Postby Leo Volont » Wed Nov 25, 2015 12:26 pm

Dear Timeout!

Wow! That was a great Response!

This Post Issue is NOT about Sexual Attitudes and Preconceptions! Its about being annoyed by being discomfited by Another Person. the Husband who gets annoyed and angry toward a Wife for dong A B and C would get just as annoyed at a Male Roommate who also does A B and C. Why wouldn't he?

The Real Problem is that Modern Marriage CONFINES husband and wife together almost constantly. for Marriage to Work, well, Husband and Wife, or any set of 'room mates', need their own Space.... homes have to be Divided -- Husband Space... Wife Space... and then the Two should only get Together during brief Ritualized Occasions -- Meal time and maybe Common Evening Time -- watching TV together for an hour or two.

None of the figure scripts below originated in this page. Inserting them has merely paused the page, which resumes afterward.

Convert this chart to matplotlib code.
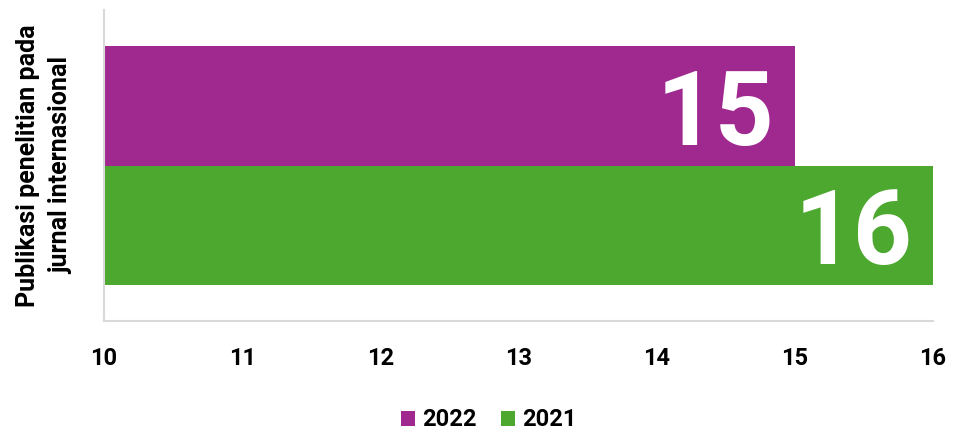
import numpy as np
import matplotlib.pyplot as plt

category = "Publikasi penelitian pada\njurnal internasional"
years = ["2022", "2021"]
values = [15, 16]
colors = ["#A0298F", "#4CA82E"]
xticks = [10, 11, 12, 13, 14, 15, 16]

fam = ["Roboto", "DejaVu Sans"]

fig = plt.figure(figsize=(9.58, 4.37), dpi=100)
ax = fig.add_axes([0.1086, 0.2654, 0.8653, 0.7117])

bar_h = 0.385
offsets = [bar_h / 2, -bar_h / 2]
for yr, v, c, off in zip(years, values, colors, offsets):
    ax.barh(off, v - 10, left=10, height=bar_h, color=c, label=yr)
    ax.text(v - 0.145, off, str(v), color="white", fontsize=74, fontweight="bold",
            family=fam, ha="right", va="center_baseline")

ax.set_xlim(10, 16)
ax.set_ylim(-0.5, 0.5)
ax.set_xticks(xticks)
ax.set_xticklabels([str(t) for t in xticks], fontsize=17, fontweight="bold", family=fam)
ax.tick_params(axis="x", length=0, pad=19)
ax.set_yticks([])
ax.set_ylabel(category, fontsize=18, fontweight="bold", family=fam,
              labelpad=22, linespacing=1.5)

for s in ["top", "right"]:
    ax.spines[s].set_visible(False)
for s in ["left", "bottom"]:
    ax.spines[s].set_color("#D9D9D9")
    ax.spines[s].set_linewidth(1.5)

leg = ax.legend(loc="center", bbox_to_anchor=(0.464, -0.318), ncol=2, frameon=False,
                handlelength=0.6, handleheight=0.6, handletextpad=0.3, columnspacing=1.0,
                prop={"family": fam, "weight": "bold", "size": 17})

fig.savefig("out.png", dpi=100)
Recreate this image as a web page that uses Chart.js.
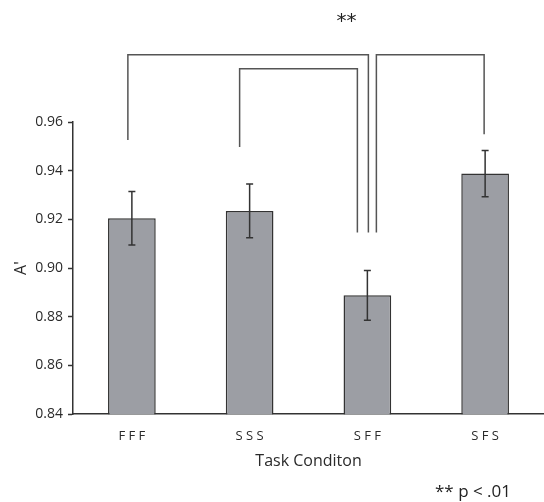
<!DOCTYPE html>
<html>
<head>
<meta charset="utf-8">
<script src="https://cdn.jsdelivr.net/npm/chart.js@4"></script>
<style>
  html, body { margin: 0; padding: 0; background: #fff; }
  #wrap { width: 544px; height: 502px; }
</style>
</head>
<body>
<div id="wrap"><canvas id="chartA"></canvas></div>
<script>
// data
const conditions = ["FFF", "SSS", "SFF", "SFS"];
const aPrime = [0.9205, 0.9235, 0.8888, 0.9388];
const aPrimeErr = [0.011, 0.011, 0.0102, 0.0095];
const yTicks = [0.84, 0.86, 0.88, 0.90, 0.92, 0.94, 0.96];

// significance brackets: [from category, to category, bar level, leg end from, leg end to]
const brackets = [
    [0, 2, 0.9876, 0.9526, 0.9146],
    [1, 2, 0.9819, 0.9497, 0.9146],
    [2, 3, 0.9876, 0.9146, 0.9550],
];
const legShift = [[-4, 1], [-10, -10], [9, -1]];

const ink = '#333';

const errorBars = {
    id: 'errorBars',
    afterDatasetsDraw(chart) {
        const { ctx, scales: { x, y } } = chart;
        ctx.save();
        ctx.strokeStyle = ink;
        ctx.lineWidth = 1.5;
        aPrime.forEach((v, i) => {
            const px = x.getPixelForValue(i);
            const top = y.getPixelForValue(v + aPrimeErr[i]);
            const bot = y.getPixelForValue(v - aPrimeErr[i]);
            ctx.beginPath();
            ctx.moveTo(px, top); ctx.lineTo(px, bot);
            ctx.moveTo(px - 3.5, top); ctx.lineTo(px + 3.5, top);
            ctx.moveTo(px - 3.5, bot); ctx.lineTo(px + 3.5, bot);
            ctx.stroke();
        });
        ctx.restore();
    }
};

const sigMarks = {
    id: 'sigMarks',
    afterDraw(chart) {
        const { ctx, scales: { x, y } } = chart;
        ctx.save();
        ctx.strokeStyle = '#555';
        ctx.lineWidth = 1.5;
        brackets.forEach((b, k) => {
            const x1 = x.getPixelForValue(b[0]) + legShift[k][0];
            const x2 = x.getPixelForValue(b[1]) + legShift[k][1];
            const yb = y.getPixelForValue(b[2]);
            ctx.beginPath();
            ctx.moveTo(x1, y.getPixelForValue(b[3]));
            ctx.lineTo(x1, yb);
            ctx.lineTo(x2, yb);
            ctx.lineTo(x2, y.getPixelForValue(b[4]));
            ctx.stroke();
        });
        ctx.fillStyle = '#222';
        ctx.font = '20px "DejaVu Sans"';
        ctx.textAlign = 'center';
        ctx.textBaseline = 'middle';
        ctx.fillText('**', x.getPixelForValue(2) - 21, 22);
        ctx.font = '17px "Open Sans"';
        ctx.textAlign = 'right';
        ctx.fillText('** p < .01', 511, 492);
        ctx.restore();
    }
};

new Chart(document.getElementById('chartA'), {
    type: 'bar',
    data: {
        labels: conditions,
        datasets: [{
            data: aPrime,
            backgroundColor: '#9c9ea4',
            borderColor: ink,
            borderWidth: 1.5,
            borderSkipped: 'bottom',
            categoryPercentage: 1,
            barPercentage: 0.405,
        }],
    },
    options: {
        responsive: true,
        maintainAspectRatio: false,
        animation: false,
        layout: { padding: { top: 122, right: 0, bottom: 31, left: 0 } },
        plugins: {
            legend: { display: false },
            tooltip: { enabled: false },
        },
        scales: {
            x: {
                grid: { display: false, drawTicks: false },
                border: { display: true, color: ink, width: 1.5 },
                ticks: {
                    color: '#2a2a2a',
                    padding: 14,
                    font: { family: 'Open Sans', size: 13 },
                    callback: (v, i) => conditions[i].split('').join(' '),
                },
                title: {
                    display: true,
                    text: 'Task Conditon',
                    color: '#2a2a2a',
                    font: { family: 'Open Sans', size: 16 },
                    padding: { top: -6, bottom: 0 },
                },
            },
            y: {
                min: 0.84,
                max: 0.96,
                afterBuildTicks: (scale) => { scale.ticks = yTicks.map(v => ({ value: v })); },
                afterFit: (scale) => { scale.width = 73; },
                grid: { drawOnChartArea: false, drawTicks: true, tickLength: 5, tickColor: ink, tickWidth: 1.5 },
                border: { display: true, color: ink, width: 1.5 },
                ticks: {
                    color: '#2a2a2a',
                    padding: 5,
                    font: { family: 'Open Sans', size: 14 },
                    callback: (v) => v.toFixed(2),
                },
                title: {
                    display: true,
                    text: "A'",
                    color: '#2a2a2a',
                    font: { family: 'Open Sans', size: 16 },
                    padding: { top: 12, bottom: 0 },
                },
            },
        },
    },
    plugins: [errorBars, sigMarks],
});
</script>
</body>
</html>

A short enough time where it can be easily expected that both can 'suck it up' and be on their Best Behavior.

But it is SO Unreasonable to expect Married Couples to be Constantly Together and ALWAYS BE on their Best Behavior. BUT, that seems to be the Assumption behind most Marriage Counseling... to be Perfectly Agreeable 100% of the Time... and for Men this means to be Inhibited and unnaturally Subservient to Thoughts and Behaviors which might Really Seem quite Silly to them... even while they respect a Woman's Right to think and behave differently from themselves. But it is crazy to expect Men to hang around and put up with it all, no?... not when they may respect it but not care about it in the least, and even be repulsed by it's... well, difference from everything they value, enjoy and believe in.

So Men should have their Own Place to Go, where the women won't bother them, and they won't bother the women...

This is sort of like Dating, where a Man has his Address and the Woman has Her's. It seems like the Perfect way to conduct a relationship. Moving in Together just seems like an Awful Mistake. People do it to Save Money.... "two can live as cheaply as one", but, Oh My, such a decision Costs Far More than it is Worth, no?